Retype word for word the first line of the listing and each line after it up to the line with "from matplotlib.patches import Patch", with the pictures taken out.

====

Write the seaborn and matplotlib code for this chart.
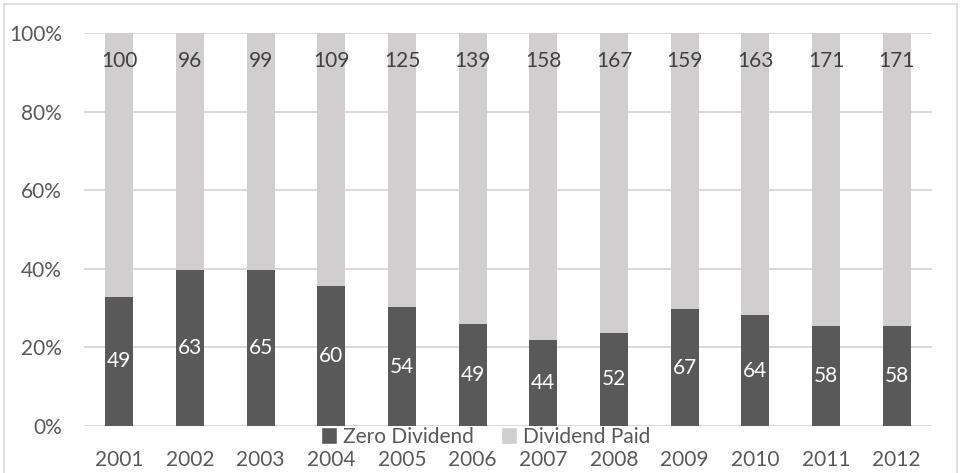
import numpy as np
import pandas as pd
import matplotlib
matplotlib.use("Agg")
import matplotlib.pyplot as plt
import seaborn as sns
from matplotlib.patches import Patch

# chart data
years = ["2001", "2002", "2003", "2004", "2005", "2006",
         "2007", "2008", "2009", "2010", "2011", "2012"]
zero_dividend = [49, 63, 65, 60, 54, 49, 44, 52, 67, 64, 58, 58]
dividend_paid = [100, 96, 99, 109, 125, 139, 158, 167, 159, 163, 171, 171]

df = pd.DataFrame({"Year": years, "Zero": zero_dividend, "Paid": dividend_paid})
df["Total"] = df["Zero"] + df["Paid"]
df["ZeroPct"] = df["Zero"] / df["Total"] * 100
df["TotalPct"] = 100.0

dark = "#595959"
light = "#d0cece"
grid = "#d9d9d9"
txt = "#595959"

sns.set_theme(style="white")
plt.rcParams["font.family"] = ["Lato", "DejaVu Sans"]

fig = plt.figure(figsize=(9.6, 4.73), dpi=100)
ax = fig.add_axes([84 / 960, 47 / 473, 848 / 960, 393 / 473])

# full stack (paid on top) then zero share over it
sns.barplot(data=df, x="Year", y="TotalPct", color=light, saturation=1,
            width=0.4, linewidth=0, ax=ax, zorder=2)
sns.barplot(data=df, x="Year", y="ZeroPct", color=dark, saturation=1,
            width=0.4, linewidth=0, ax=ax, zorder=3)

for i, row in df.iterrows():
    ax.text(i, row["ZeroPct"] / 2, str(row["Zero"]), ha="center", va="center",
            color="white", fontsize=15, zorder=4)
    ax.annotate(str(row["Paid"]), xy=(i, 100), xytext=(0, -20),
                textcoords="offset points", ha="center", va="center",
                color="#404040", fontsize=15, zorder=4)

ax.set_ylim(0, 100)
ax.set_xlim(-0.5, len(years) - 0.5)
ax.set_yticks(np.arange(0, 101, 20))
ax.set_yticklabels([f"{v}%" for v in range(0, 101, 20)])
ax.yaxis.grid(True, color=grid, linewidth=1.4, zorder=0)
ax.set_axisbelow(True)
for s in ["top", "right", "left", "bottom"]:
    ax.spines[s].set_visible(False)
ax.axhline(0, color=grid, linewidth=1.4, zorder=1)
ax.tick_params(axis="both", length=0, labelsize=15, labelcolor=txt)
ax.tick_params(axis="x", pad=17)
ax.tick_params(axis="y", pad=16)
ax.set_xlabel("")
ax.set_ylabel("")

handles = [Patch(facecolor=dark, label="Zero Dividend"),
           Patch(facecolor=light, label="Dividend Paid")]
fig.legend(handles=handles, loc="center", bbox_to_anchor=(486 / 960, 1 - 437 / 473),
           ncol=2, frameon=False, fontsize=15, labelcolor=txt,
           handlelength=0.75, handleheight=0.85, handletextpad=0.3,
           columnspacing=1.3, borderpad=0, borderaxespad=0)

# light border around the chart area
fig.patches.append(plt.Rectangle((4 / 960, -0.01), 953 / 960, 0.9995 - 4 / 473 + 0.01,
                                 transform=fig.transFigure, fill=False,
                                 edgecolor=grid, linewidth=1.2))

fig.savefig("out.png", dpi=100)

====

> **Task response**:
Write the seaborn and matplotlib code for this chart.
import numpy as np
import pandas as pd
import matplotlib
matplotlib.use("Agg")
import matplotlib.pyplot as plt
import seaborn as sns
from matplotlib.patches import Patch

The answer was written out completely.